Poco y frágil

En las épocas en que casi todo estaba prohibido para las mujeres, algunas, disfrazadas de hombres, acudieron a la universidad, ejercieron de médicas o

En las épocas en que casi todo estaba prohibido para las mujeres, algunas, disfrazadas de hombres, acudieron a la universidad, ejercieron de médicas o abogadas, se alistaron en el ejército… todo lo cual pudieron lograr en tanto no se las descubriera. El asunto por discutir no era si podían, sino si debían. El “si podían” estaba absolutamente aceptado que no, aunque se pudiera demostrar absolutamente que sí.

Mientras algunas cambiaban sus toquillas y miriñaques por casacas y redingotes para ejercer su libertad, otras, para escribir se ocultaban tras un nombre masculino. George Sand, George Elliot, Fernán Caballero, Currer, Ellis y Acton Bell, no eran sino las máscaras de virilidad que utilizaron Aurora Dupan, Mary Evans, Cecilia Böhl de Faber, y las tres hermanas Brontë. Querían evitar ser leídas con prejuicio. Ya en el siglo XX, Karen Blixen, una de cuyas obras sirvió de base a la película Africa mía, mandó sus primeros textos a las editoriales con su propio nombre, pero una y otra vez le majaban los dedos a portazos. Se le ocurrió un disfraz: camuflada como Isak Dinesen o como Pierre Andréze, entró en el mundo de las ventas.

Firmar sus textos como Ralph Iron fue la estrategia de Olive Emilie Albertina Schereiner para evitar los recelos que provocaban obras como la suya, en pro de la igualdad entre las razas y los sexos, temas “impropios” de mujeres. Luciano de San-Saor fue el camuflaje de la poeta ultraísta Lucía Sánchez Saornil al principio de su carrera, para obtener libertad temática. Cuando se supo que el autor del monólogo La infanticida, ganador de un concurso, se llamaba Catalina Albert, llovieron las críticas: ni el tema ni el tono eran aceptables para una Catalina. Probó a llamarse Víctor. Y así, como Víctor Català, se convirtió en uno de los nombres clave del Modernismo catalán.

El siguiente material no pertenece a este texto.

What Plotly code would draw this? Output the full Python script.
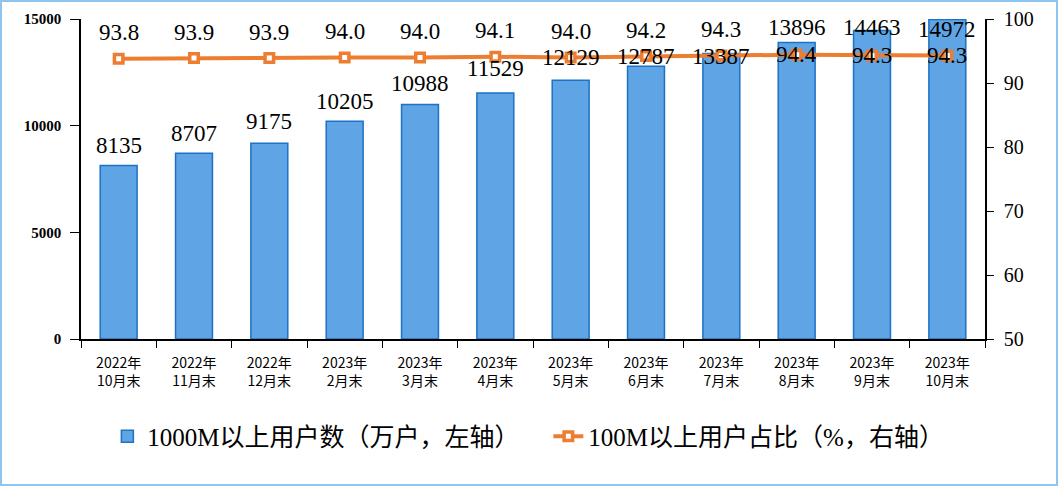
import plotly.graph_objects as go

categories = ["2022年<br>10月末", "2022年<br>11月末", "2022年<br>12月末", "2023年<br>2月末",
              "2023年<br>3月末", "2023年<br>4月末", "2023年<br>5月末", "2023年<br>6月末",
              "2023年<br>7月末", "2023年<br>8月末", "2023年<br>9月末", "2023年<br>10月末"]
users_1000m = [8135, 8707, 9175, 10205, 10988, 11529, 12129, 12787, 13387, 13896, 14463, 14972]
share_100m = [93.8, 93.9, 93.9, 94.0, 94.0, 94.1, 94.0, 94.2, 94.3, 94.4, 94.3, 94.3]
left_ticks = [0, 5000, 10000, 15000]
right_ticks = [50, 60, 70, 80, 90, 100]

# label offsets (pixels) as placed in the reference
bar_label_shift = [20, 20, 22, 20, 21, 25, 23, 10, -3, 15, 3, -10]
line_label_shift = [26, 26, 26, 26, 26, 26, 26, 26, 26, 0, 0, 0]

serif = "Liberation Serif, Times New Roman, Noto Sans CJK SC, serif"

fig = go.Figure()
fig.add_trace(go.Bar(
    x=categories, y=users_1000m, name="1000M以上用户数（万户，左轴）",
    marker=dict(color="#5fa4e4", line=dict(color="#1d72c4", width=1.5)),
    width=0.49, yaxis="y",
))
fig.add_trace(go.Scatter(
    x=categories, y=share_100m, name="100M以上用户占比（%，右轴）",
    mode="lines+markers", yaxis="y2",
    line=dict(color="#ed7d31", width=4),
    marker=dict(symbol="square", size=8.5, color="white", line=dict(color="#ed7d31", width=3.5)),
))

annotations = []
for c, v, s in zip(categories, users_1000m, bar_label_shift):
    annotations.append(dict(x=c, y=v, xref="x", yref="y", text=str(v), showarrow=False,
                            yshift=s, font=dict(family=serif, size=23, color="black")))
for c, v, s in zip(categories, share_100m, line_label_shift):
    annotations.append(dict(x=c, y=v, xref="x", yref="y2", text=f"{v:.1f}", showarrow=False,
                            yshift=s, font=dict(family=serif, size=23, color="black")))

W, H = 1058, 486
ml, mr, mt, mb = 81, 73, 19, 147
pw, ph = W - ml - mr, H - mt - mb

fig.update_layout(
    width=W, height=H,
    margin=dict(l=ml, r=mr, t=mt, b=mb, autoexpand=False),
    paper_bgcolor="white", plot_bgcolor="white",
    showlegend=True,
    legend=dict(orientation="h", x=0.517, xanchor="center", y=-0.305, yanchor="middle",
                font=dict(family=serif, size=25, color="black"), itemwidth=30,
                entrywidth=396, entrywidthmode="pixels", traceorder="normal"),
    xaxis=dict(type="category", range=[-0.5, 11.5], showline=True, linecolor="black", linewidth=1.5,
               ticks="outside", tickson="boundaries", ticklen=7, tickcolor="black", tickwidth=1,
               showgrid=False, ticklabelstandoff=10,
               tickfont=dict(family="Noto Sans CJK SC, sans-serif", size=14, color="black")),
    yaxis=dict(range=[0, 15000], tickvals=left_ticks, tickformat="d", showline=True, linecolor="black",
               linewidth=1.5, ticks="outside", ticklen=9, tickcolor="black", showgrid=False, zeroline=False,
               tickfont=dict(family=serif, size=15, color="black", weight="bold"), ticklabelstandoff=6),
    yaxis2=dict(range=[50, 100], tickvals=right_ticks, overlaying="y", side="right", showline=True,
                linecolor="black", linewidth=1.5, ticks="outside", ticklen=7, tickcolor="black",
                showgrid=False, zeroline=False, tickfont=dict(family=serif, size=20, color="black"),
                ticklabelstandoff=6),
    annotations=annotations,
    shapes=[dict(type="rect", xref="paper", yref="paper",
                 x0=-(ml - 1) / pw, x1=1 + (mr - 1) / pw, y0=-(mb - 1) / ph, y1=1 + (mt - 1) / ph,
                 line=dict(color="#8ec5f0", width=2), fillcolor="rgba(0,0,0,0)", layer="below")],
)

fig.write_html("out.html", config={"displayModeBar": False},
               post_script="document.body.style.margin='0px';document.body.style.overflow='hidden';")
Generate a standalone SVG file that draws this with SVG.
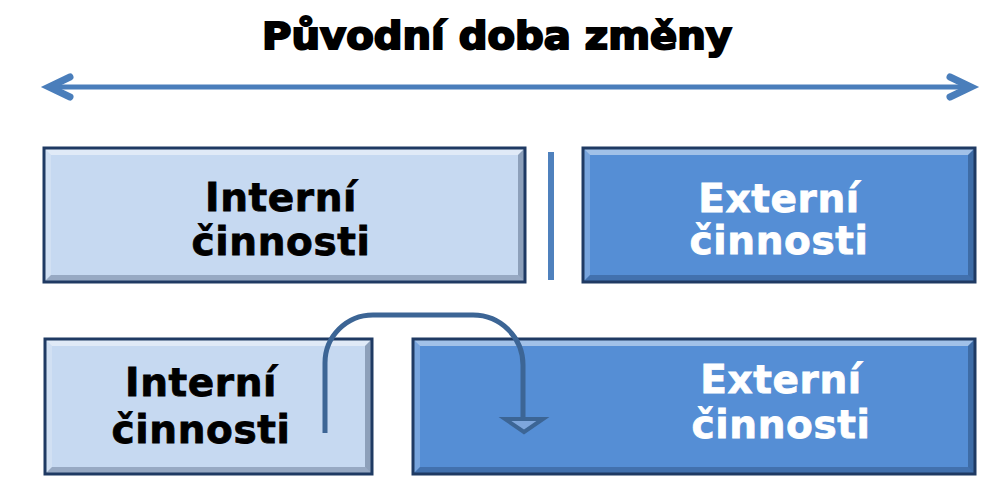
<svg xmlns="http://www.w3.org/2000/svg" width="996" height="480" viewBox="0 0 996 480">
<style>
.lt{fill:#c6d9f1}
.dk{fill:#558ed5}
.bt{fill:#ffffff;fill-opacity:0.45}
.bl{fill:#ffffff;fill-opacity:0.2}
.br{fill:#0b1d3a;fill-opacity:0.3}
.bb{fill:#0b1d3a;fill-opacity:0.25}
.edge{fill:none;stroke:#1f3a63;stroke-width:3}
.t{font-family:"DejaVu Sans",Verdana,sans-serif;font-weight:bold;font-size:39px;text-anchor:middle;letter-spacing:0.6px}
.tb{fill:#000;stroke:#000;stroke-width:0.8}
.tw{fill:#fff;stroke:#fff;stroke-width:0.8}
.conn{fill:none;stroke:#3c6595;stroke-width:5}
</style>
<rect width="996" height="480" fill="#fff"/>
<g id="title">
<text x="497" y="49" font-family="'DejaVu Sans',Verdana,sans-serif" font-weight="bold" font-size="37" fill="#000" stroke="#000" stroke-width="2" text-anchor="middle" textLength="470" lengthAdjust="spacingAndGlyphs">Původní doba změny</text>
</g>
<g id="span-arrow">
<line x1="52" y1="87" x2="968" y2="87" stroke="#4a7ebb" stroke-width="5"/>
<polyline points="70,77 49,87 70,97" fill="none" stroke="#4a7ebb" stroke-width="7" stroke-linecap="round" stroke-linejoin="miter"/>
<polyline points="950,77 971,87 950,97" fill="none" stroke="#4a7ebb" stroke-width="7" stroke-linecap="round" stroke-linejoin="miter"/>
</g>
<g id="divider">
<rect x="548" y="152" width="6" height="128" fill="#4f81bd"/>
</g>
<g id="internal-top">
<rect class="lt" x="44" y="148" width="481" height="134"/>
<polygon class="bt" points="44,148 525,148 518,155 51,155"/>
<polygon class="bl" points="44,148 51,155 51,275 44,282"/>
<polygon class="br" points="525,148 525,282 518,275 518,155"/>
<polygon class="bb" points="44,282 525,282 518,275 51,275"/>
<rect class="edge" x="44" y="148" width="481" height="134"/>
<text class="t tb" x="281" y="211">Interní</text>
<text class="t tb" x="281" y="255">činnosti</text>
</g>
<g id="external-top">
<rect class="dk" x="583" y="148" width="392" height="134"/>
<polygon class="bt" points="583,148 975,148 968,155 590,155"/>
<polygon class="bl" points="583,148 590,155 590,275 583,282"/>
<polygon class="br" points="975,148 975,282 968,275 968,155"/>
<polygon class="bb" points="583,282 975,282 968,275 590,275"/>
<rect class="edge" x="583" y="148" width="392" height="134"/>
<text class="t tw" x="779" y="212">Externí</text>
<text class="t tw" x="779" y="254">činnosti</text>
</g>
<g id="internal-bottom">
<rect class="lt" x="45" y="339" width="327" height="135"/>
<polygon class="bt" points="45,339 372,339 365,346 52,346"/>
<polygon class="bl" points="45,339 52,346 52,467 45,474"/>
<polygon class="br" points="372,339 372,474 365,467 365,346"/>
<polygon class="bb" points="45,474 372,474 365,467 52,467"/>
<rect class="edge" x="45" y="339" width="327" height="135"/>
<text class="t tb" x="201" y="396">Interní</text>
<text class="t tb" x="201" y="443">činnosti</text>
</g>
<g id="external-bottom">
<rect class="dk" x="413" y="339" width="562" height="135"/>
<polygon class="bt" points="413,339 975,339 968,346 420,346"/>
<polygon class="bl" points="413,339 420,346 420,467 413,474"/>
<polygon class="br" points="975,339 975,474 968,467 968,346"/>
<polygon class="bb" points="413,474 975,474 968,467 420,467"/>
<rect class="edge" x="413" y="339" width="562" height="135"/>
<text class="t tw" x="781" y="393">Externí</text>
<text class="t tw" x="781" y="438">činnosti</text>
</g>
<g id="connectors">
<path class="conn" d="M325,433 V363 C325,336.5 346.5,315 373,315 H473 C500.6,315 523,337.4 523,365 V418"/>
<polygon points="505,419 543,419 524,432" fill="#7ea6dc" stroke="#3c6595" stroke-width="4" stroke-linejoin="miter"/>
</g>
</svg>
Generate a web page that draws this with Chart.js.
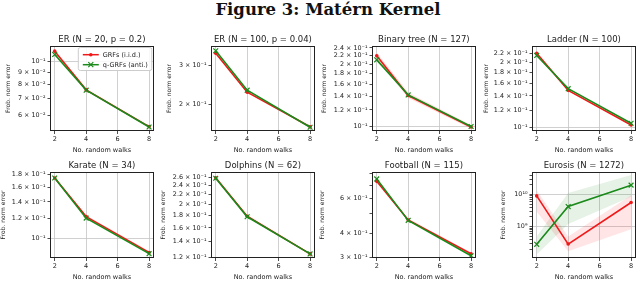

Lo de tema y tono siguen contando todavía, y a tal grado que algunos autores de novelas románticas (cosa de mujeres) publican con nombre femenino. Emma Blair y Jill Sanderson son en realidad Hugh C. Rae y Roger Sanderson. Y si las novelas románticas parecen cosa de mujeres (al fin, sentimentalonas y bobalicoides según se las define) la ciencia ficción, los cómics y el humor gráfico se suponen producto acabado de la hormona masculina. En estos géneros firmar como mujer es lo mismo que echarse a un río con una piedra  al cuello. Por eso nadie sabía que uno de los más cotizados autores de ciencia ficción de su momento en los Estados Unidos, James Tiptree Jr. era en realidad Alice Bradley Sheldon. Ella contó que aquel nombre le parecía “una buena manera” de camuflarse. De igual modo, Consuelo Lago publicó durante 34 años en El Tiempo de Bogotá, usando con su apellido solo la C del nombre, por lo que durante todos esos años nadie imaginó que ahí no había un Carlos o un Camilo. Al comienzo de su carrera, la dibujante estadounidense Dalia Messick, creadora de la famosa tira cómica Brenda Starr, topó con roca porque “los editores creían que una mujer no podía dibujar”. Otra vez la magia del lenguaje convirtió a Dalia en Dale ¿y para qué más?

Según manifiesta la pensadora española Amelia Valcárcel en una obra de 1997, lo que las mujeres hasta entonces habían conseguido era frágil y era poco. De entrada esto parece una exageración, pero no lo es. Los libros sobre Harry Potter se venden como galletas y su autora se hizo millonaria en un pestañeo. ¿Y por qué cree usted que se firma J.K en vez de Joanne Elizabeth, que es su nombre? Porque su editor pensó que “los niños varones no estarían interesados en leer una novela escrita por una mujer”. Asumo que si Harry hubiera sido Harriet, habría ocurrido igual: gran pérdida para la autora, para las editoriales y para los niñitos debidamente patriarcalizados. A 16 años de la denuncia de Valcárcel, lo que las mujeres hemos conseguido sigue siendo poco y sigue siendo y frágil.